Perhaps I used the wrong phrase “overlap”, some topics are described in more than one document. However, if two or more documents share the same topic one of the documents will always be in-depth about that topic, whereas the other documents are broader but also mentions a few key points on that specific topic. Would that still course a problem in your opinion?
As for your questions, here are my reply:
the average token size is about 8000. Since the concatenated document is about 1200 normal pages, this is of course reduced to x number of smaller chunks and feed into the embedding model
I use text-embedding-ada-002
Yes, I get great results on the smaller documents, but when I use the concatenated document I get awful results
Just to make sure I understood your question:
You have a long text and in order to embed it you need to split it in multiple segments, resulting multiple embeddings.
The tests are not satisfying because when searching, the result uses a single segment and it loses the context of the whole text.

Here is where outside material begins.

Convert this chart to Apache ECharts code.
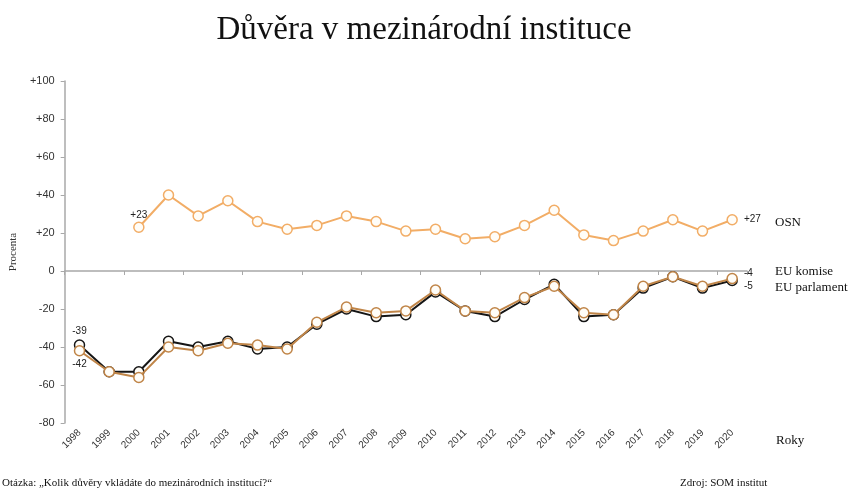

I wanna emphasise that the method is working on the smaller documents (before concatenation). E.g. If I do this on “document A” (120 pages) I get satisfying results. However when I do it on the large concatenated document which also contains “document A” + 11 other documents the results are completely useless.
I just don’t know why this is happening. Perhaps as you mention it just lost the context of the whole text because of the size?
Have you tried to take this approach?
Let’s say you have a document of 80000 tokens, and you split it to 10 each with 8000 tokens.
Let’s just call them doc_1.1, doc_1.2 and so on. Let’s say the other document is less than 8000 tokens and we call it doc_2.
When you search for documents, it’s likely you will get these results…
Base on the top 3 results, we know that the average score of doc_1 is (0.4+0.3)/2 = 0.35, which is higher than doc_2, so we use doc_1.